After the brilliance of the first two movements, many performances (both live and recorded) lose ground in the next two movements, which in lesser hands become anti-climatic. Emphatically not so here. As a matter of fact, under the steady direction of Buttkewitz I became intensely aware for the first time of what Shostakovich was trying to convey in the second-half of the symphony. Reminiscence, remembrance, yes; but to overcome is the riding goal. The music may sometimes collapse or lurch forward awkwardly but it is always forward, no matter the cost. The past (in musical quotation) comes back to haunt us, but is always beaten back by heroic calls of change (in musical quotation). There is always something new in the horizon, but never just exchanging one form of brutality for another, instead something more magnanimous and forgiving of the unspeakable past. In this performance, the symbolism of the kaleidoscopic shift of material became clear as day. In this respect, the second half even surpassed the HKPO-Lazarev performance in elucidating Shostakovich the enigma.

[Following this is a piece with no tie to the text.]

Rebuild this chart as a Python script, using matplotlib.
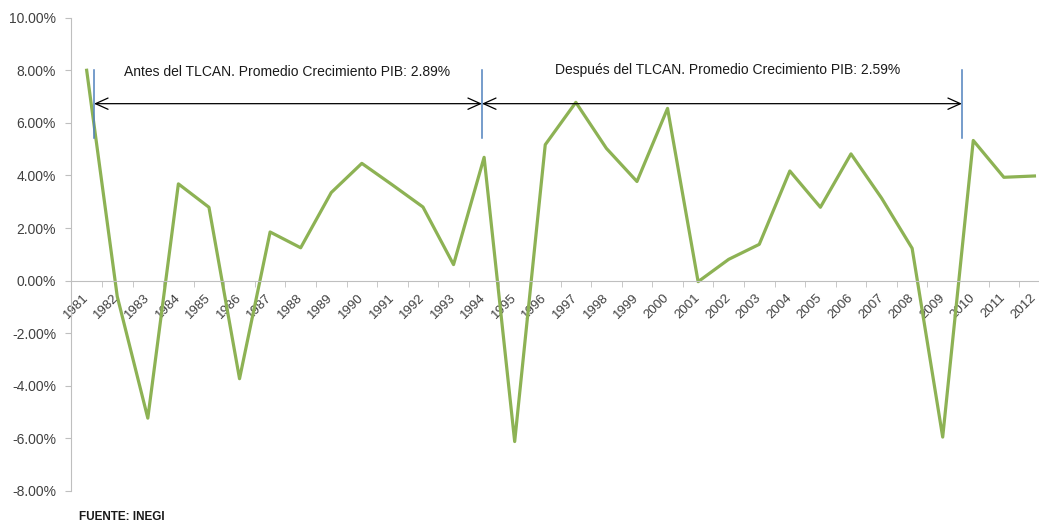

Attendance was abysmal, but the crowd was speechless and enthusiastic at the end. For once, in SZ, I was not at all the only person yelling "Bravo!" My hats off to the conductor and orchestra.

The great Anna Akhmatova said of Shostakovich's use of old songs (from CSO notes) in this symphony: “Those songs were like white birds flying against a terrible black sky.” And so I understood at the time of performance.

The greatest music are unfathomable, and it takes a lifetime to plumb the depths. Reckonings during a live performance are moments of magic and uncommon. For this, I am grateful for this wonderful performance.

去年的六四,Alexander Lazarev 指揮的港樂給了我們一個永遠難忘的蕭氏第十一號 (點擊這裡)。我以爲這次深交的演出一定會給比了下去,但令人雀躍地,事實並不是這樣。在默默無名的 Fred Buttkewitz 領導下,深交的演出面面俱全, 感人之餘極具深度,再次證明好的音樂是無窮盡的,只待有心人去演繹。

指揮很有耐性,把曲子處理得有條不紊,非凡地一氣呵成。用畫面點的語言來形容的話,在漫長的第一樂章乃至第二樂章大屠殺高潮前,指揮緩而有力地營造了各種躍動,不安,恐懼與威脅的氣氛。大屠殺的刻畫理性,毫不揭斯底理,但仍然異常震撼,令人愕然淚下。 最難得的卻是下來的兩個樂章,結構性強的處理令我聽到了蕭氏各主題裏的主導性和相互關係: 各主題互相的鬥爭,在巨大犧牲後,時代的巨輪下擠出了艱苦的勝利。


上半場先是 Borodin 《亞細亞草原》,可喜地奏出了氣氛。下來的 Hindemith《烤天鵝的人》中提琴協奏曲,曲目艱深,中提琴首席白明演出穩健,但缺神采;樂隊也一樣,沒能奏出曲子應有的節奏感。